In the new study, Dr. Tükel and colleagues discovered that curli helps to maintain immune homeostasis in the epithelial layer of the intestinal tract. In experiments in vitro, they found that the protein activates toll-like receptor 2, which triggers the production of an anti-inflammatory cytokine known as interleukin-10 (IL-10). Following a single oral dose of curli, mice with acute colitis, a form of IBD, had increased IL-10 levels and a significant reduction in intestinal inflammation. The main readouts on pathology and weight gain in mice treated with curli were comparable to those observed with standard antibody therapy for IBD.
"The really remarkable finding is that one dose of curli - not a daily dose, but just a single oral dose - decreased inflammation and disease pathology and altered the cytokine profile," Dr. Tükel said.
The findings open the way for further investigation of curli as a novel immunotherapy for IBD or even development as an oral supplement. Additional study of the mechanism by which curli operates also could lead to the identification of new pathways underlying IBD and intestinal inflammation.
Other researchers contributing to the work include Gertrude O. Oppong, Glenn J. Rapsinski, Sarah A. Tursi, Steven G. Biesecker, and R. Paul Wilson in the Department of Microbiology and Immunology at LKSOM; Andres J. P. Klein-Szanto in the Department of Pathology, Fox Chase Cancer Center; Mark Goulian in the Department of Biology, University of Pennsylvania; and Christine McCauley and Catherine Healy at Janssen Research & Development, LLC.
The study was funded by the National Institutes of Health, National Institute of Allergy and Infectious Diseases Grants 1R03AI107434 and 1R21AI105370 and by an award from the Biostrategy Partners Pharma Germinator Program.

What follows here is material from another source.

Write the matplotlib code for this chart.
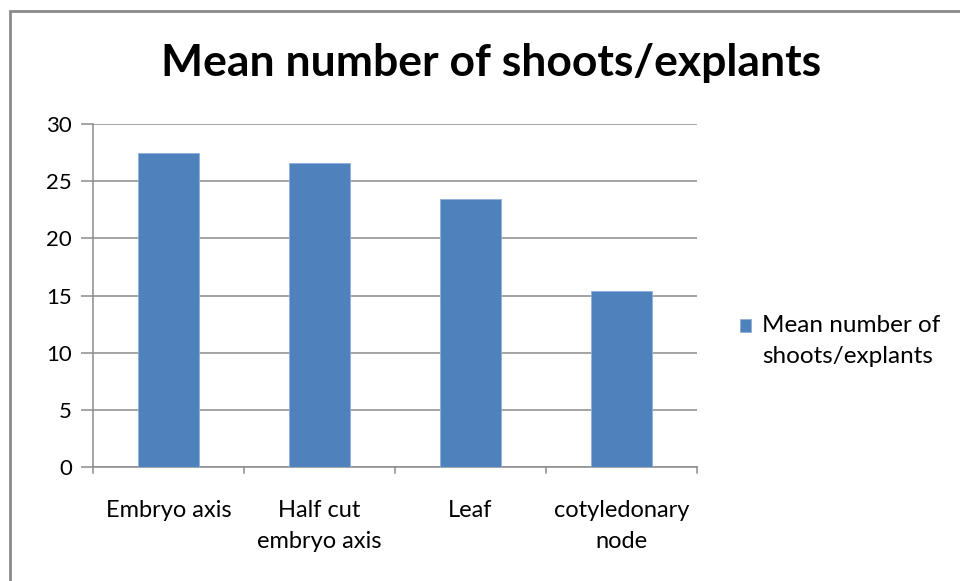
import matplotlib

matplotlib.use("Agg")

import matplotlib.pyplot as plt
from matplotlib.patches import Rectangle

categories = ["Embryo axis", "Half cut\nembryo axis", "Leaf", "cotyledonary\nnode"]
mean_shoots = [27.5, 26.6, 23.4, 15.4]
y_ticks = [0, 5, 10, 15, 20, 25, 30]
series_name = "Mean number of\nshoots/explants"
title = "Mean number of shoots/explants"

bar_color = "#4F81BD"
grid_color = "#8C8C8C"

plt.rcParams["font.family"] = ["Lato", "DejaVu Sans"]

fig = plt.figure(figsize=(9.6, 5.81), dpi=100)
ax = fig.add_axes([93 / 960, 1 - 467 / 581, (697 - 93) / 960, (467 - 124) / 581])

x = list(range(len(categories)))
ax.bar(x, mean_shoots, width=0.4, color=bar_color, zorder=3,
       edgecolor="#8EB0DA", linewidth=0.6, label=series_name)

ax.set_xlim(-0.5, len(categories) - 0.5)
ax.set_ylim(0, 30)
ax.set_yticks(y_ticks)
ax.set_yticklabels([str(v) for v in y_ticks], fontsize=16)
ax.yaxis.grid(True, color=grid_color, linewidth=1.1, zorder=0)

# category labels under the bars, ticks sit on the category boundaries
ax.set_xticks(x)
ax.set_xticklabels(categories, fontsize=17, linespacing=1.55)
ax.tick_params(axis="x", length=0, pad=24)
for b in [i - 0.5 for i in range(len(categories) + 1)]:
    ax.plot([b, b], [0, -0.55], color=grid_color, lw=1.1, clip_on=False)
ax.tick_params(axis="y", length=9, color=grid_color, width=1.1, pad=6)

for side in ["top", "right"]:
    ax.spines[side].set_visible(False)
for side in ["left", "bottom"]:
    ax.spines[side].set_color(grid_color)
    ax.spines[side].set_linewidth(1.1)

fig.text(491 / 960, 1 - 63 / 581, title, ha="center", va="center",
         fontsize=32, fontweight="bold")

leg = fig.legend(loc="center left", bbox_to_anchor=(718 / 960, 1 - 341 / 581),
                 frameon=False, fontsize=17.5, handlelength=0.45, handleheight=0.45,
                 handletextpad=0.45)
for t in leg.get_texts():
    t.set_linespacing(1.6)
# keep the marker next to the first line of the label
for h in leg.legend_handles:
    h.set_y(h.get_y() + 11)

# outer chart frame
fig.patches.append(Rectangle((10 / 960, -0.05), 1.0, 1 - 11 / 581 + 0.05,
                             transform=fig.transFigure, fill=False,
                             edgecolor="#8A8A8A", linewidth=2))

fig.savefig("out.png", dpi=100)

Editor's Note: Neither Dr. Tukel nor any member of her immediate family has any financial interest in Janssen Pharmaceuticals.
About Temple Health
Temple University Health System (TUHS) is a $1.6 billion academic health system dedicated to providing access to quality patient care and supporting excellence in medical education and research. The Health System consists of Temple University Hospital (TUH), ranked among the "Best Hospitals" in the region by U.S. News & World Report; TUH-Episcopal Campus; TUH-Northeastern Campus; Fox Chase Cancer Center, an NCI-designated comprehensive cancer center; Jeanes Hospital, a community-based hospital offering medical, surgical and emergency services; Temple Transport Team, a ground and air-ambulance company; and Temple Physicians, Inc., a network of community-based specialty and primary-care physician practices. TUHS is affiliated with the Lewis Katz School of Medicine at Temple University.

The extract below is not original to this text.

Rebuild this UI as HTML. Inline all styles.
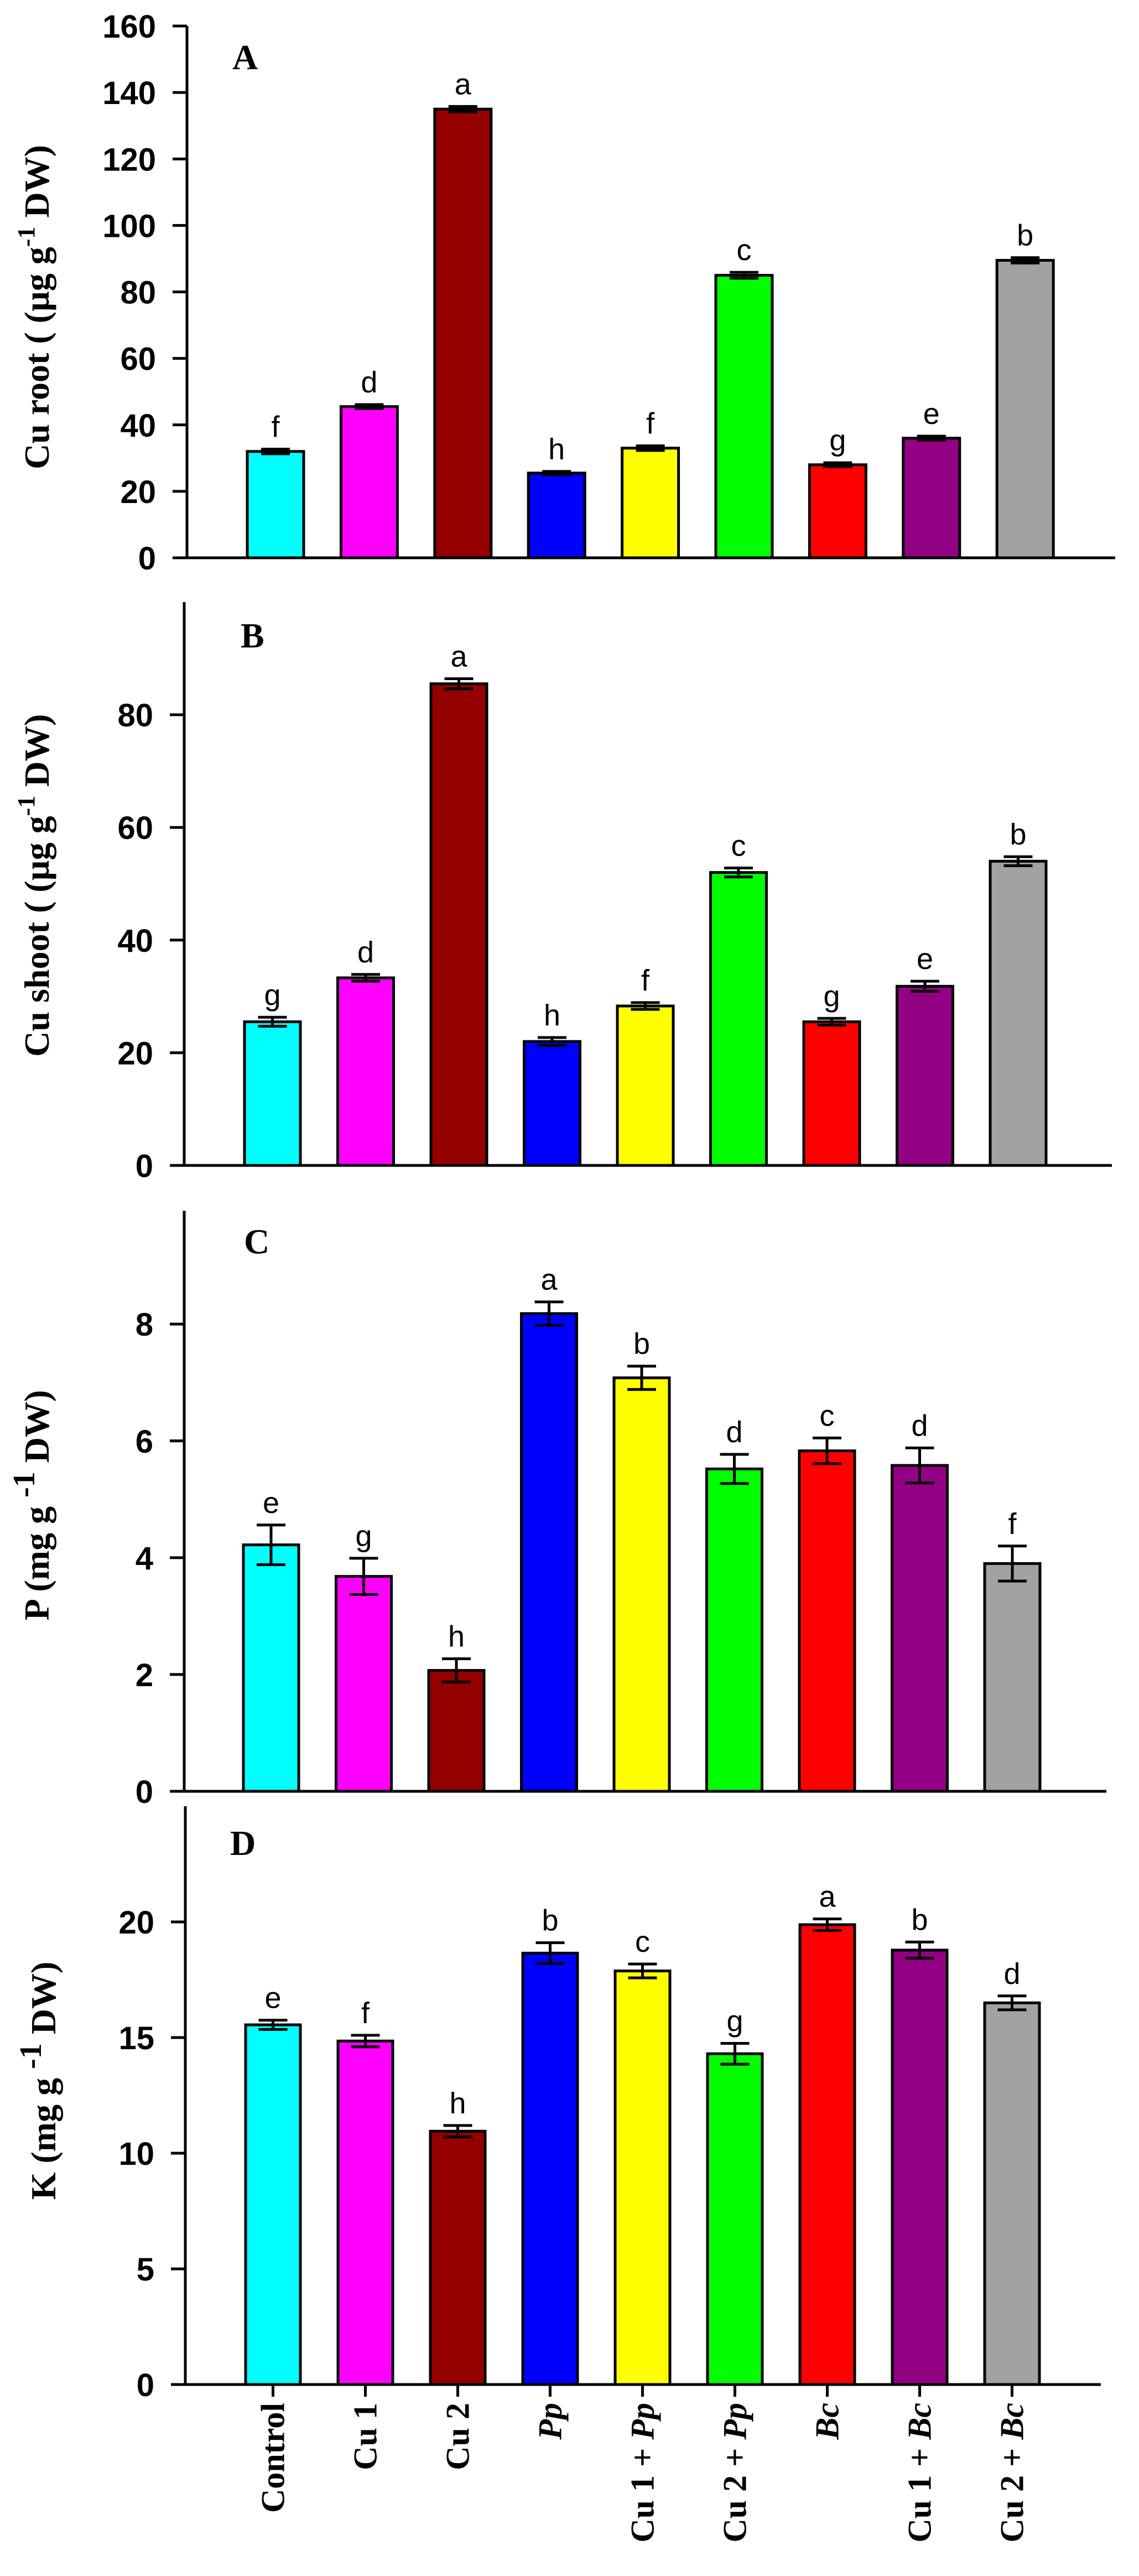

The Lewis Katz School of Medicine (LKSOM), established in 1901, is one of the nation's leading medical schools. Each year, the School of Medicine educates approximately 840 medical students and 140 graduate students. Based on its level of funding from the National Institutes of Health, the Katz School of Medicine is the second-highest ranked medical school in Philadelphia and the third-highest in the Commonwealth of Pennsylvania. According to U.S. News & World Report, LKSOM is among the top 10 most applied-to medical schools in the nation.

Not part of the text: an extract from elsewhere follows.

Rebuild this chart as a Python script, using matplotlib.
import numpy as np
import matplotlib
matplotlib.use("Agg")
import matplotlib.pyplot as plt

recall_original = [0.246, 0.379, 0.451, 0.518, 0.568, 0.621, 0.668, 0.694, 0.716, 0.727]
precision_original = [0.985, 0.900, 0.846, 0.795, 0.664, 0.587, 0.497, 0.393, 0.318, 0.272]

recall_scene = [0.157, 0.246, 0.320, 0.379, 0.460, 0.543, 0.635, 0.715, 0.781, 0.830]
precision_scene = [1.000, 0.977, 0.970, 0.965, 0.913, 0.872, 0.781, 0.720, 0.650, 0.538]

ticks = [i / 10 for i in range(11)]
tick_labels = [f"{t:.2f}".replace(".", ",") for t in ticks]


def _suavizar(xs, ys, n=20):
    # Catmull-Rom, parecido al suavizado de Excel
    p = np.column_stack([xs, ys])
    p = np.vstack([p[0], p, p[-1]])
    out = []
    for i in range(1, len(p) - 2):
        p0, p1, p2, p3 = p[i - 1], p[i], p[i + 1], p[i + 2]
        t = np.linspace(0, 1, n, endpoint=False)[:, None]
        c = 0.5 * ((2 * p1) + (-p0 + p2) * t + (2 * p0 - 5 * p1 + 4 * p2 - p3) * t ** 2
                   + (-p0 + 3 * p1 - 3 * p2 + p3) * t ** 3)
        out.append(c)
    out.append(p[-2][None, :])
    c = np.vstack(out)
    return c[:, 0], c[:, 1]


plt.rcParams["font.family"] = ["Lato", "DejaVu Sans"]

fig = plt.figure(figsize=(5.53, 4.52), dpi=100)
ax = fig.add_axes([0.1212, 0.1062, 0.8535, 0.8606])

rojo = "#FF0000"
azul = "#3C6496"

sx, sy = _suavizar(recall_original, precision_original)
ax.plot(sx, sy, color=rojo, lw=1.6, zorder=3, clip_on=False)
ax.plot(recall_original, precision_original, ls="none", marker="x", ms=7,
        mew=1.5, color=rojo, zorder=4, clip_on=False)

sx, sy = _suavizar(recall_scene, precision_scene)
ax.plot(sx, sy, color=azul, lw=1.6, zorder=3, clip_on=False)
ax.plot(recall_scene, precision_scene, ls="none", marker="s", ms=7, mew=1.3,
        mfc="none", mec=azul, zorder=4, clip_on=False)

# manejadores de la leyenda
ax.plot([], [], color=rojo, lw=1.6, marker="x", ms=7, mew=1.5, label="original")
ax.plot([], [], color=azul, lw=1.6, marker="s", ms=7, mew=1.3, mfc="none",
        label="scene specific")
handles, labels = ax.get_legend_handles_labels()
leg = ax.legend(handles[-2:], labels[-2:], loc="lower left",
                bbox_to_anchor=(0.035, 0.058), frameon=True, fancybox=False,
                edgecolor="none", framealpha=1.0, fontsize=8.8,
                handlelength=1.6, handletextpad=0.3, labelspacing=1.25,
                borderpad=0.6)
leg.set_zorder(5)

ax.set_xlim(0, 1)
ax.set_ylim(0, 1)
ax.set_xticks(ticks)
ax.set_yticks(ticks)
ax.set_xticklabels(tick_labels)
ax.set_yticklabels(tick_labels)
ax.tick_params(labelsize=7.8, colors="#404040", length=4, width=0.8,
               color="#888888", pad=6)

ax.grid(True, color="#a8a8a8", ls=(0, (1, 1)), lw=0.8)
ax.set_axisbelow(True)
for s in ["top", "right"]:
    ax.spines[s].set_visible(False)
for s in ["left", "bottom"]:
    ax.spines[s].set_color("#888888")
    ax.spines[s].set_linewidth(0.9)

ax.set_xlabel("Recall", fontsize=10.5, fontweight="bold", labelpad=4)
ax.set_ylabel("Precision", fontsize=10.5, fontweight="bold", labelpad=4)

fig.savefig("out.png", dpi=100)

Temple Health refers to the health, education and research activities carried out by the affiliates of Temple University Health System (TUHS) and by the Katz School of Medicine. TUHS neither provides nor controls the provision of health care. All health care is provided by its member organizations or independent health care providers affiliated with TUHS member organizations. Each TUHS member organization is owned and operated pursuant to its governing documents.